Transcribe exactly the lines from the one containing "Reproduce this chart" through the one containing "import pandas as pd", both included, and leave out any pictures.

Data provided:
'''

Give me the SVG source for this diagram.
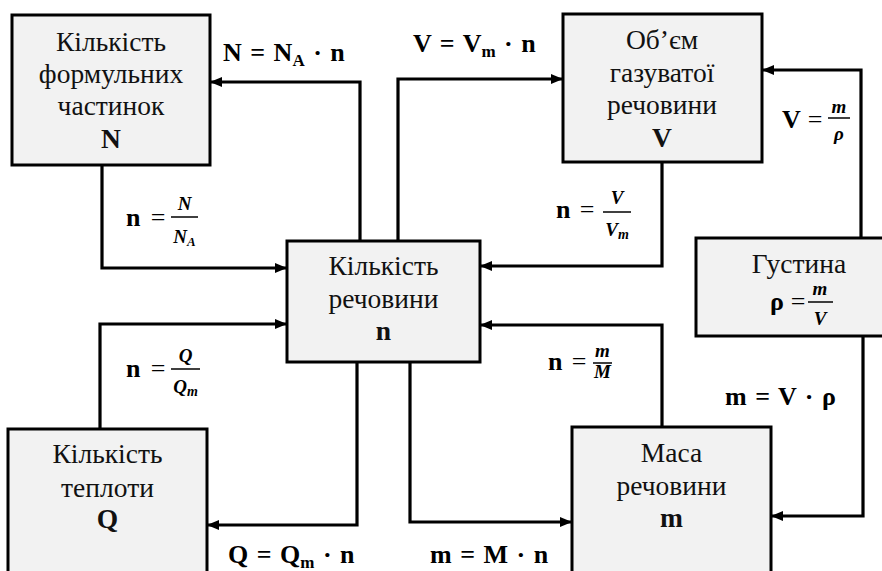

'''
'''

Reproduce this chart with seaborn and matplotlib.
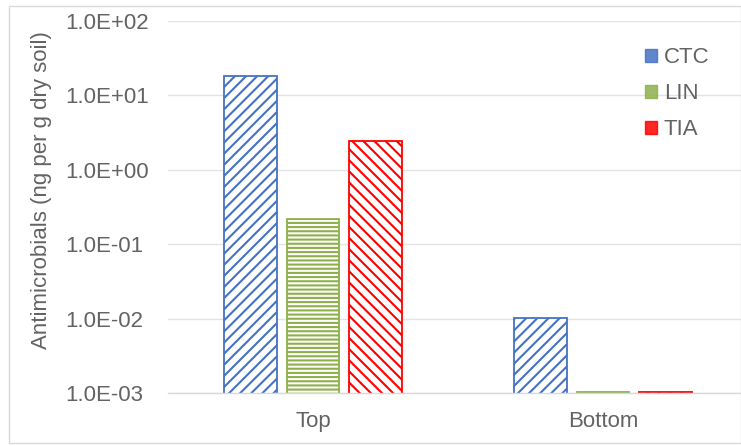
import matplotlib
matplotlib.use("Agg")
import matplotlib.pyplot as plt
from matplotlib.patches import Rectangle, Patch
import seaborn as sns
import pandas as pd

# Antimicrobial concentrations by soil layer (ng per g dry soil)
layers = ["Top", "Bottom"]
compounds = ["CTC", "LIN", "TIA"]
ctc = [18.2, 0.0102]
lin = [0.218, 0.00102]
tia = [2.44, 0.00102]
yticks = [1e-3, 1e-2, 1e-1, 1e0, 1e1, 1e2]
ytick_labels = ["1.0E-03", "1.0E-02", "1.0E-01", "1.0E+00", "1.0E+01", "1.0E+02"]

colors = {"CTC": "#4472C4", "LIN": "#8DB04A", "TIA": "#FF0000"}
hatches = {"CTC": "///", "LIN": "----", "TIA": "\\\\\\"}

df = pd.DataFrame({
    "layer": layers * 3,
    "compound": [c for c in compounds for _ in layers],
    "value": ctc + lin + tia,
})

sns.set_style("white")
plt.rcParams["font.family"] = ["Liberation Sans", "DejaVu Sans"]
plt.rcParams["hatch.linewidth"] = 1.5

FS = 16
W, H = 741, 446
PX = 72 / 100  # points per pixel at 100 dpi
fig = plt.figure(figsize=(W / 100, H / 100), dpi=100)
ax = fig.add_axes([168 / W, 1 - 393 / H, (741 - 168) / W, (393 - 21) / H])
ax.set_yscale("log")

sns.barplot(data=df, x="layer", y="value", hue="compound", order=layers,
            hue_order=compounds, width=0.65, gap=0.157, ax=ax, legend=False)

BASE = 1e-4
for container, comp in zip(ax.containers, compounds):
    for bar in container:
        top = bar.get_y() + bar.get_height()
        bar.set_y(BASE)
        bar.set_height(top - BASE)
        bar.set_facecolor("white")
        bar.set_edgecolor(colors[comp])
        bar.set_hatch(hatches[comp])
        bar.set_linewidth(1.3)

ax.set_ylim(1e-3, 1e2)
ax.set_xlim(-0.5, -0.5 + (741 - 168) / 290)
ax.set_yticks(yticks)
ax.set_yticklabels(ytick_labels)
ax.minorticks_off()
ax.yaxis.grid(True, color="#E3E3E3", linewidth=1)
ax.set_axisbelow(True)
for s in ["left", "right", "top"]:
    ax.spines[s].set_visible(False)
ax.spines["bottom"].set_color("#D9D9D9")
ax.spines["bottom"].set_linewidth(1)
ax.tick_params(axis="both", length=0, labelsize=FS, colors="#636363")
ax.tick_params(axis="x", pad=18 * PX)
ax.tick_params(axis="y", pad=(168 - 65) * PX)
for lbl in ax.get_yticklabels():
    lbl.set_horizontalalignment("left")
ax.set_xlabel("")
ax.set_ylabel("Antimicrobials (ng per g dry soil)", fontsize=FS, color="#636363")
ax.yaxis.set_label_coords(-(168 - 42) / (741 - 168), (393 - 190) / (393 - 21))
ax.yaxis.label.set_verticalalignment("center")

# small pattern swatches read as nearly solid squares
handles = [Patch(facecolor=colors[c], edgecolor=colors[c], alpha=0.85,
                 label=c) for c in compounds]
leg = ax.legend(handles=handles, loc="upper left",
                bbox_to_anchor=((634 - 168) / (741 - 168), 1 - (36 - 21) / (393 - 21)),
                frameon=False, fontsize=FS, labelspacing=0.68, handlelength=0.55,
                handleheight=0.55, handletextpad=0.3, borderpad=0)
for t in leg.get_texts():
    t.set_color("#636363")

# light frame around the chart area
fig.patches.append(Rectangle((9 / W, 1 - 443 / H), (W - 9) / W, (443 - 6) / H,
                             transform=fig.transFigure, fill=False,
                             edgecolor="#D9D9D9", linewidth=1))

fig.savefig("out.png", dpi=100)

'''

Response to this task:
Reproduce this chart with seaborn and matplotlib.
import matplotlib
matplotlib.use("Agg")
import matplotlib.pyplot as plt
from matplotlib.patches import Rectangle, Patch
import seaborn as sns
import pandas as pd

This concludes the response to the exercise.